Fabrication and Fuel Cells Performance of Lanthanum-Doped Cerium Diphosphate Electrolyte

Abstract

Proton conductivity of indium-doped cerium diphosphate (CeP₂O₇) was investigated to explore its potential for application as an electrolyte in intermediate temperature fuel cells. The La³⁺-doped CeP₂O₇ powder was synthesized by the digestion of metal oxide in a phosphoric acid solution. The structure and ion conductivity of La³⁺ doped CeP₂O₇ were analysed using X-ray diffraction, scanning electron microscopy (SEM) and electrochemical impedance spectroscopy (EIS). Under humidified conditions, the La³⁺-doped CeP₂O₇ exhibited sufficient conductivity in the intermediate temperature range.
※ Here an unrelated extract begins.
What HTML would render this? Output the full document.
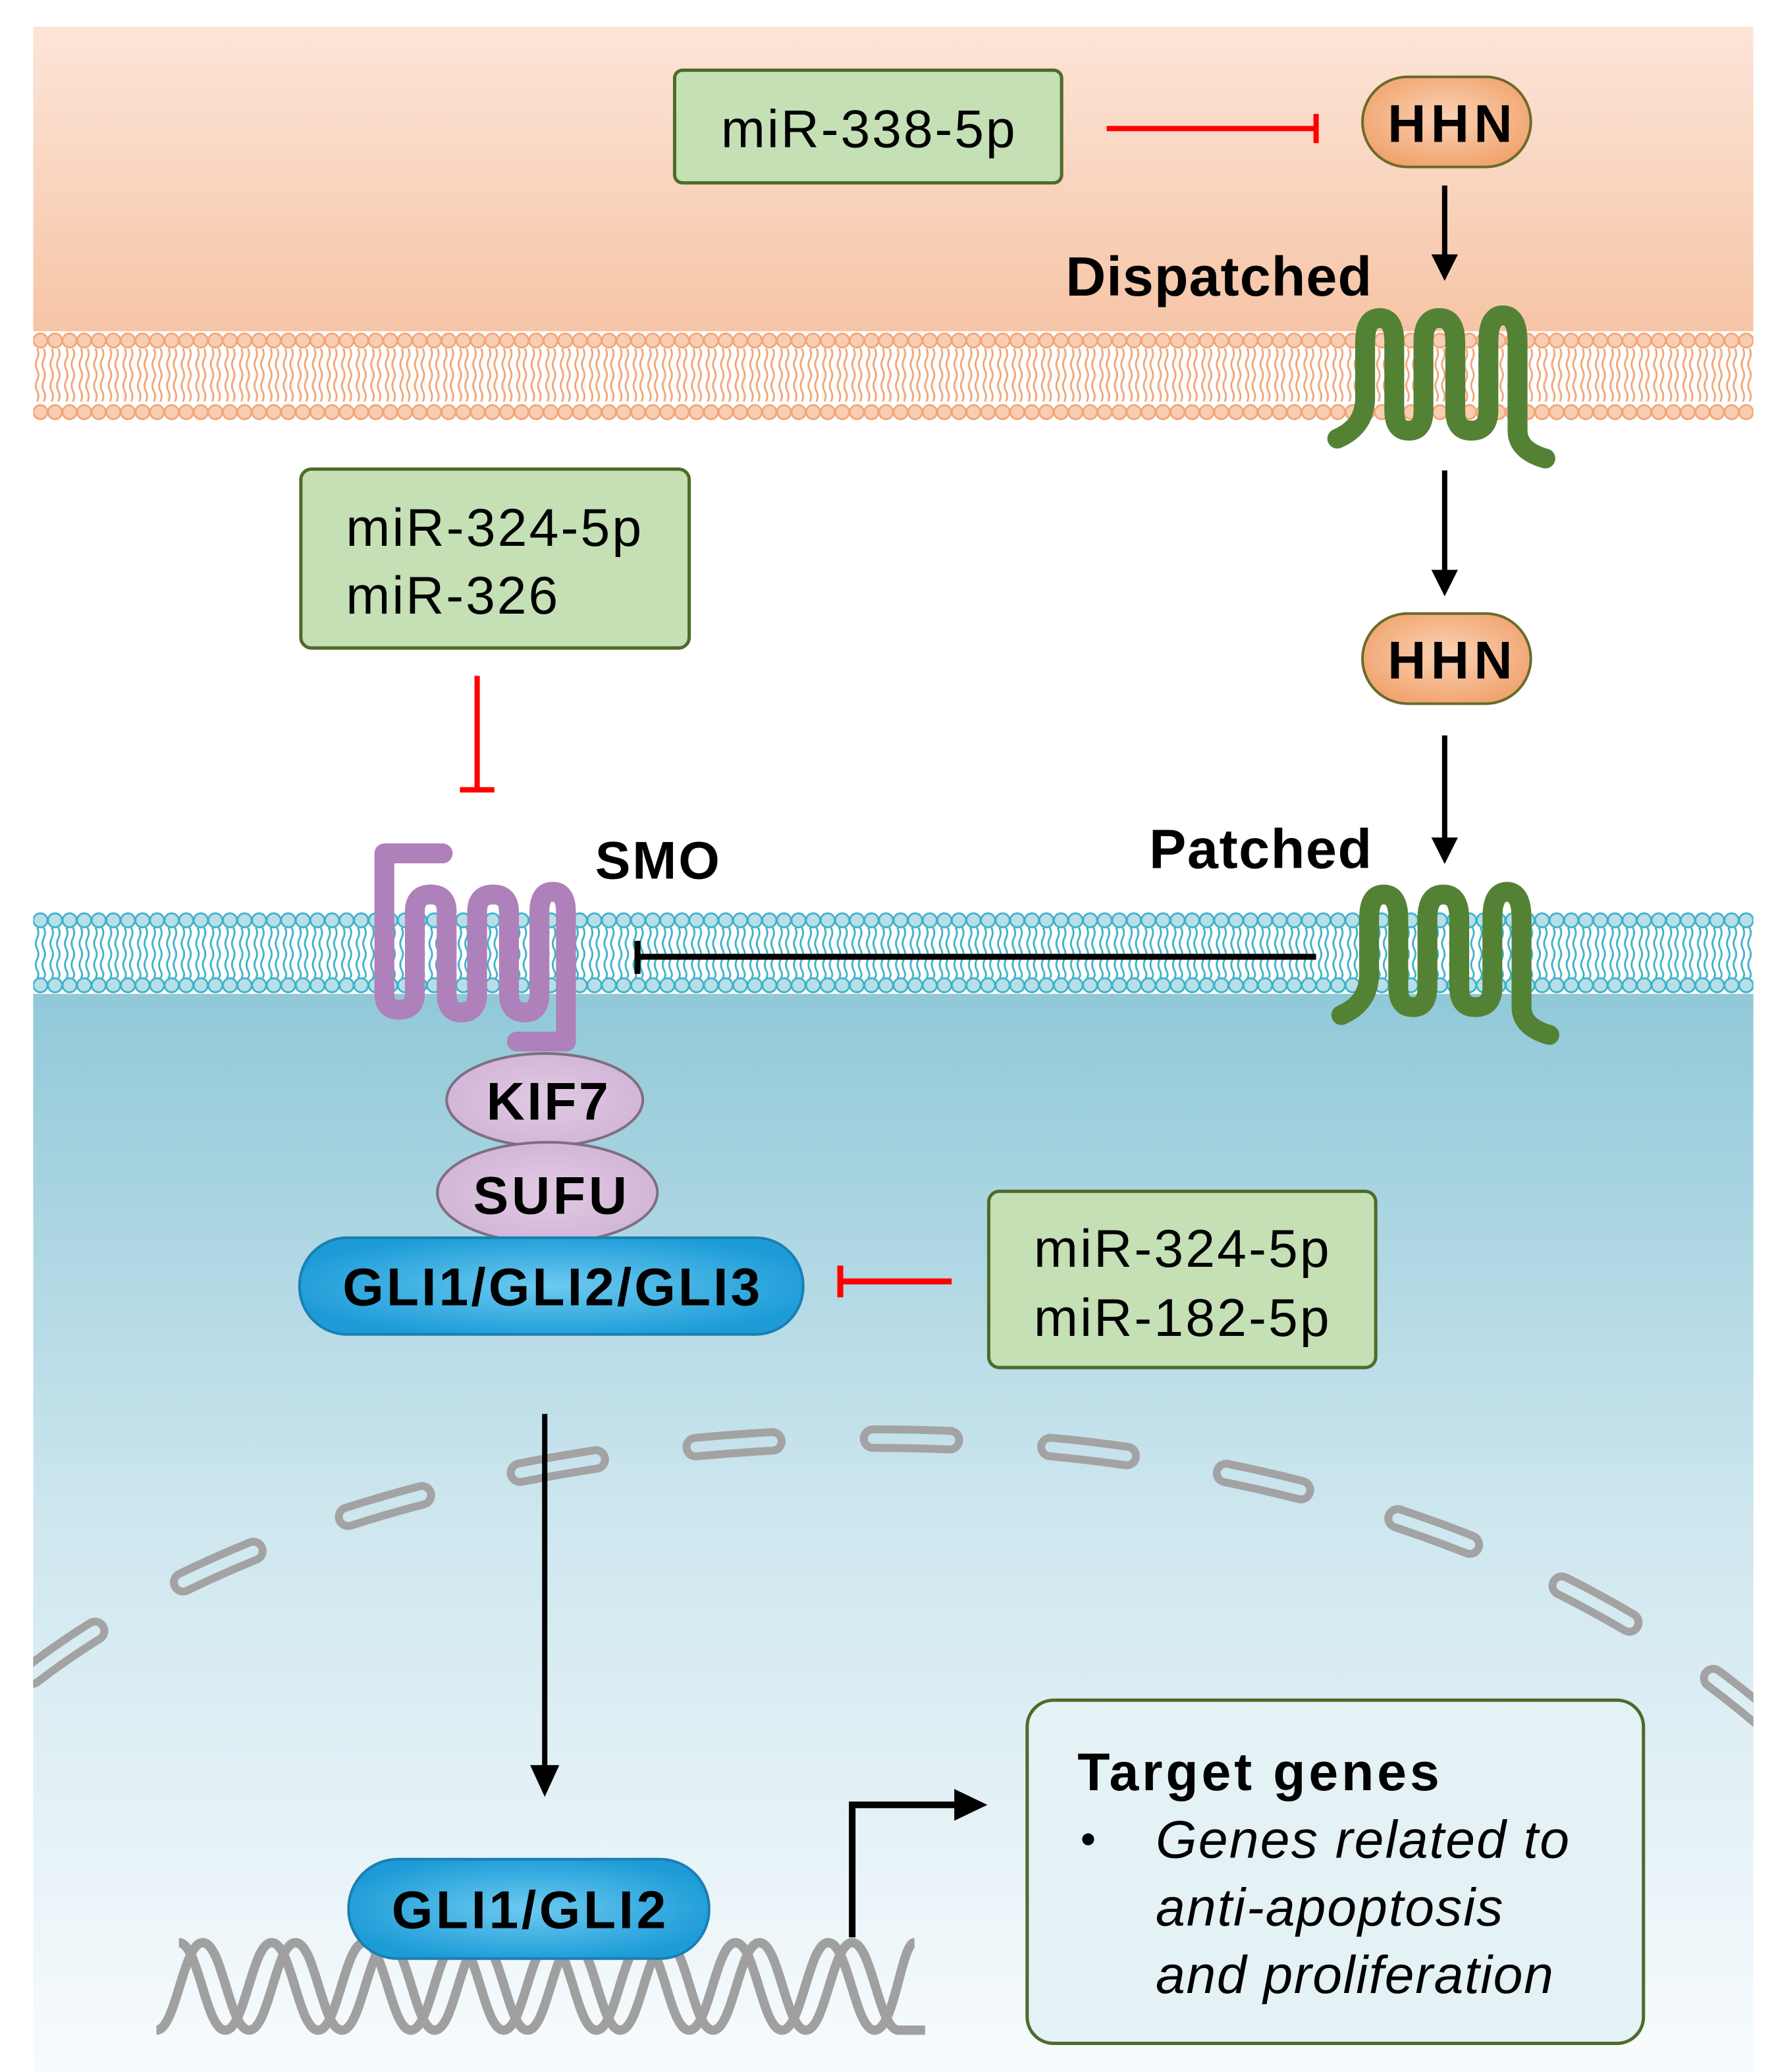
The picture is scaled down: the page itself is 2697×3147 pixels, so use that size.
<!DOCTYPE html>
<html><head><meta charset="utf-8"><style>html,body{margin:0;padding:0;background:#fff}svg{display:block}</style></head>
<body>
<svg xmlns="http://www.w3.org/2000/svg" width="2697" height="3147" viewBox="0 0 1340 1563.6" preserveAspectRatio="none" font-family="'Liberation Sans', Arial, sans-serif">
<defs>
<linearGradient id="top" x1="0" y1="0" x2="0" y2="1"><stop offset="0" stop-color="#fce5d8"/><stop offset="1" stop-color="#f6c4a5"/></linearGradient>
<linearGradient id="cyto" gradientUnits="userSpaceOnUse" x1="0" y1="745" x2="0" y2="1563"><stop offset="0" stop-color="#90c8d8"/><stop offset="0.5" stop-color="#cfe7ef"/><stop offset="1" stop-color="#f8fbfd"/></linearGradient>
<pattern id="memO" patternUnits="userSpaceOnUse" x="25" y="250" width="11" height="68">
<rect width="11" height="68" fill="#fff"/>
<path d="M3,13 q2,4 0,8 q-2,4 0,8 q2,4 0,8 q-2,4 0,8 q2,4 0,8 M8,13 q2,4 0,8 q-2,4 0,8 q2,4 0,8 q-2,4 0,8 q2,4 0,8" fill="none" stroke="#f2a678" stroke-width="1.4"/>
<circle cx="5.5" cy="7" r="5.3" fill="#f9cdb1" stroke="#f2a678" stroke-width="1.4"/>
<circle cx="5.5" cy="61" r="5.3" fill="#f9cdb1" stroke="#f2a678" stroke-width="1.4"/>
</pattern>
<pattern id="memB" patternUnits="userSpaceOnUse" x="25" y="688" width="11" height="62">
<rect width="11" height="62" fill="#fff"/>
<path d="M3,12 q2,4 0,8 q-2,4 0,8 q2,4 0,8 q-2,4 0,8 q2,4 0,6 M8,12 q2,4 0,8 q-2,4 0,8 q2,4 0,8 q-2,4 0,8 q2,4 0,6" fill="none" stroke="#3db2cc" stroke-width="1.4"/>
<circle cx="5.5" cy="6.5" r="5.3" fill="#b8dfe8" stroke="#3db2cc" stroke-width="1.4"/>
<circle cx="5.5" cy="55.5" r="5.3" fill="#b8dfe8" stroke="#3db2cc" stroke-width="1.4"/>
</pattern>
<radialGradient id="hhn" cx="0.5" cy="0.45" r="0.6"><stop offset="0" stop-color="#fbd2b4"/><stop offset="1" stop-color="#f0a26c"/></radialGradient>
<radialGradient id="gli" cx="0.5" cy="0.5" r="0.55"><stop offset="0" stop-color="#6ccaf0"/><stop offset="1" stop-color="#1c9bd7"/></radialGradient>
<radialGradient id="pur" cx="0.5" cy="0.5" r="0.6"><stop offset="0" stop-color="#e1cbe3"/><stop offset="1" stop-color="#d0b2d6"/></radialGradient>
<clipPath id="panel"><rect x="25" y="20" width="1298" height="1544"/></clipPath>
</defs>

<g clip-path="url(#panel)">
<rect x="25" y="20" width="1298" height="235" fill="url(#top)"/>
<rect x="25" y="250" width="1298" height="68" fill="url(#memO)"/>
<rect x="25" y="318" width="1298" height="370" fill="#fff"/>
<rect x="25" y="745" width="1298" height="820" fill="url(#cyto)"/>
<rect x="25" y="688" width="1298" height="62" fill="url(#memB)"/>
<path d="M10,1275 C300,1035 1000,1000 1340,1305" fill="none" stroke="#a3a3a3" stroke-width="20" stroke-linecap="round" stroke-dasharray="58 76" stroke-dashoffset="-18"/>
<path d="M10,1275 C300,1035 1000,1000 1340,1305" fill="none" stroke="url(#cyto)" stroke-width="8" stroke-linecap="round" stroke-dasharray="58 76" stroke-dashoffset="-18"/>
</g>

<rect x="509" y="53" width="292" height="85" rx="6" fill="#c5e0b4" stroke="#4f6b2a" stroke-width="2.5"/>
<text x="655" y="111" font-size="40" text-anchor="middle" textLength="222">miR-338-5p</text>
<line x1="835" y1="97" x2="993" y2="97" stroke="#ff0000" stroke-width="4"/>
<line x1="993" y1="86" x2="993" y2="108" stroke="#ff0000" stroke-width="4"/>

<rect x="1028" y="58" width="127" height="68" rx="34" fill="url(#hhn)" stroke="#6b6b2a" stroke-width="2"/>
<text x="1094" y="107" font-size="40" font-weight="bold" text-anchor="middle" textLength="94">HHN</text>
<line x1="1090" y1="140" x2="1090" y2="195" stroke="#000" stroke-width="4"/>
<path d="M1080,192 L1100,192 L1090,212 Z" fill="#000"/>
<text x="804" y="223" font-size="42" font-weight="bold" textLength="231">Dispatched</text>

<path d="M1009,331 Q1030,322 1030,300 L1030,258 Q1030,240 1041,240 Q1052,240 1052,258 L1052,310 Q1052,325 1063,325 Q1074,325 1074,310 L1074,258 Q1074,240 1086,240 Q1098,240 1098,258 L1098,310 Q1098,325 1110,325 Q1123,325 1123,310 L1123,258 Q1123,238 1134,238 Q1145,238 1145,258 L1145,325 Q1145,340 1166,346" fill="none" stroke="#548235" stroke-width="15" stroke-linecap="round" stroke-linejoin="round"/>

<line x1="1090" y1="355" x2="1090" y2="432" stroke="#000" stroke-width="4"/>
<path d="M1080,430 L1100,430 L1090,450 Z" fill="#000"/>

<rect x="1028" y="463" width="127" height="68" rx="34" fill="url(#hhn)" stroke="#6b6b2a" stroke-width="2"/>
<text x="1094" y="512" font-size="40" font-weight="bold" text-anchor="middle" textLength="94">HHN</text>
<line x1="1090" y1="555" x2="1090" y2="635" stroke="#000" stroke-width="4"/>
<path d="M1080,632 L1100,632 L1090,652 Z" fill="#000"/>
<text x="867" y="655" font-size="42" font-weight="bold" textLength="168">Patched</text>

<path d="M1012,766 Q1033,757 1033,735 L1033,693 Q1033,675 1044,675 Q1055,675 1055,693 L1055,745 Q1055,760 1066,760 Q1077,760 1077,745 L1077,693 Q1077,675 1089,675 Q1101,675 1101,693 L1101,745 Q1101,760 1113,760 Q1126,760 1126,745 L1126,693 Q1126,673 1137,673 Q1148,673 1148,693 L1148,760 Q1148,775 1169,781" fill="none" stroke="#548235" stroke-width="15" stroke-linecap="round" stroke-linejoin="round"/>

<line x1="993" y1="722" x2="481" y2="722" stroke="#000" stroke-width="4.5"/>
<line x1="481" y1="710" x2="481" y2="735" stroke="#000" stroke-width="4.5"/>

<rect x="227" y="354" width="293" height="135" rx="8" fill="#c5e0b4" stroke="#4f6b2a" stroke-width="2.5"/>
<text x="261" y="412" font-size="40" textLength="223">miR-324-5p</text>
<text x="261" y="463" font-size="40" textLength="160">miR-326</text>
<line x1="360" y1="510" x2="360" y2="596" stroke="#ff0000" stroke-width="4"/>
<line x1="347" y1="596" x2="373" y2="596" stroke="#ff0000" stroke-width="4"/>

<text x="449" y="663" font-size="40" font-weight="bold" textLength="94">SMO</text>

<ellipse cx="411" cy="830" rx="74" ry="35" fill="url(#pur)" stroke="#7d6f80" stroke-width="2"/>
<text x="413" y="845" font-size="40" font-weight="bold" text-anchor="middle" textLength="92">KIF7</text>
<ellipse cx="413" cy="900" rx="83" ry="38" fill="url(#pur)" stroke="#7d6f80" stroke-width="2"/>
<text x="415" y="916" font-size="40" font-weight="bold" text-anchor="middle" textLength="116">SUFU</text>

<path d="M334,644 L290,644 L290,750 Q290,762 301,762 Q313,762 313,750 L313,688 Q313,675 325,675 Q337,675 337,688 L337,750 Q337,764 348,764 Q360,764 360,750 L360,688 Q360,675 372,675 Q384,675 384,688 L384,750 Q384,764 396,764 Q407,764 407,750 L407,688 Q407,673 417,673 Q427,673 427,688 L427,786 L390,786" fill="none" stroke="#ae81ba" stroke-width="15" stroke-linecap="round" stroke-linejoin="round"/>

<rect x="226" y="934" width="380" height="73" rx="36" fill="url(#gli)" stroke="#1a7fb2" stroke-width="2"/>
<text x="416" y="985" font-size="40" font-weight="bold" text-anchor="middle" textLength="315">GLI1/GLI2/GLI3</text>
<line x1="718" y1="967" x2="634" y2="967" stroke="#ff0000" stroke-width="4.5"/>
<line x1="634" y1="955" x2="634" y2="979" stroke="#ff0000" stroke-width="4.5"/>

<rect x="746" y="899" width="292" height="133" rx="8" fill="#c5e0b4" stroke="#4f6b2a" stroke-width="2.5"/>
<text x="780" y="956" font-size="40" textLength="223">miR-324-5p</text>
<text x="780" y="1008" font-size="40" textLength="223">miR-182-5p</text>

<line x1="411" y1="1067" x2="411" y2="1335" stroke="#000" stroke-width="4"/>
<path d="M400,1332 L422,1332 L411,1356 Z" fill="#000"/>

<g fill="none" stroke="#a0a0a0" stroke-width="7">
<path d="M118,1532 C133,1532 138,1466 153,1466 C168,1466 173,1532 188,1532 C203,1532 208,1466 223,1466 C238,1466 243,1532 258,1532 C273,1532 278,1466 293,1466 C308,1466 313,1532 328,1532 C343,1532 348,1466 363,1466 C378,1466 383,1532 398,1532 C413,1532 418,1466 433,1466 C448,1466 453,1532 468,1532 C483,1532 488,1466 503,1466 C518,1466 523,1532 538,1532 C553,1532 558,1466 573,1466 C588,1466 593,1532 608,1532 C623,1532 628,1466 643,1466 C658,1466 663,1532 678,1532 L698,1532"/>
<path d="M135,1466 C150,1466 155,1532 170,1532 C185,1532 190,1466 205,1466 C220,1466 225,1532 240,1532 C255,1532 260,1466 275,1466 C290,1466 295,1532 310,1532 C325,1532 330,1466 345,1466 C360,1466 365,1532 380,1532 C395,1532 400,1466 415,1466 C430,1466 435,1532 450,1532 C465,1532 470,1466 485,1466 C500,1466 505,1532 520,1532 C535,1532 540,1466 555,1466 C570,1466 575,1532 590,1532 C605,1532 610,1466 625,1466 C640,1466 645,1532 660,1532 C675,1532 680,1466 690,1466"/>
</g>

<rect x="263" y="1403" width="272" height="75" rx="37" fill="url(#gli)" stroke="#1a7fb2" stroke-width="2"/>
<text x="399" y="1455" font-size="40" font-weight="bold" text-anchor="middle" textLength="207">GLI1/GLI2</text>

<path d="M643,1462 L643,1362 L722,1362" fill="none" stroke="#000" stroke-width="5"/>
<path d="M720,1350 L745,1362 L720,1374 Z" fill="#000"/>

<rect x="775" y="1283" width="465" height="259" rx="20" fill="#e4f1f5" stroke="#4f6b2a" stroke-width="2.5"/>
<text x="813" y="1351" font-size="40" font-weight="bold" textLength="273">Target genes</text>
<circle cx="821" cy="1388" r="4.5" fill="#000"/>
<text x="872" y="1402" font-size="40" font-style="italic" textLength="312">Genes related to</text>
<text x="872" y="1453" font-size="40" font-style="italic" textLength="262">anti-apoptosis</text>
<text x="872" y="1504" font-size="40" font-style="italic" textLength="300">and proliferation</text>
</svg>
</body></html>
The maximum ionic conductivity of Ce_0.95La_0.05P₂O₇ was 2.00 × 10^-2 Scm^-1 at 180 °C. The maximum power density of the fabricated H₂/air fuel cells using the Ce_0.95La_0.05P₂O₇ as electrolyte (0.44 mm thickness) was 49.0 mW cm^-2 at 240 °C. The results indicate that Ce_0.95In_0.05P₂O₇ is a promising material for the fabrication of intermediate temperature fuel cells.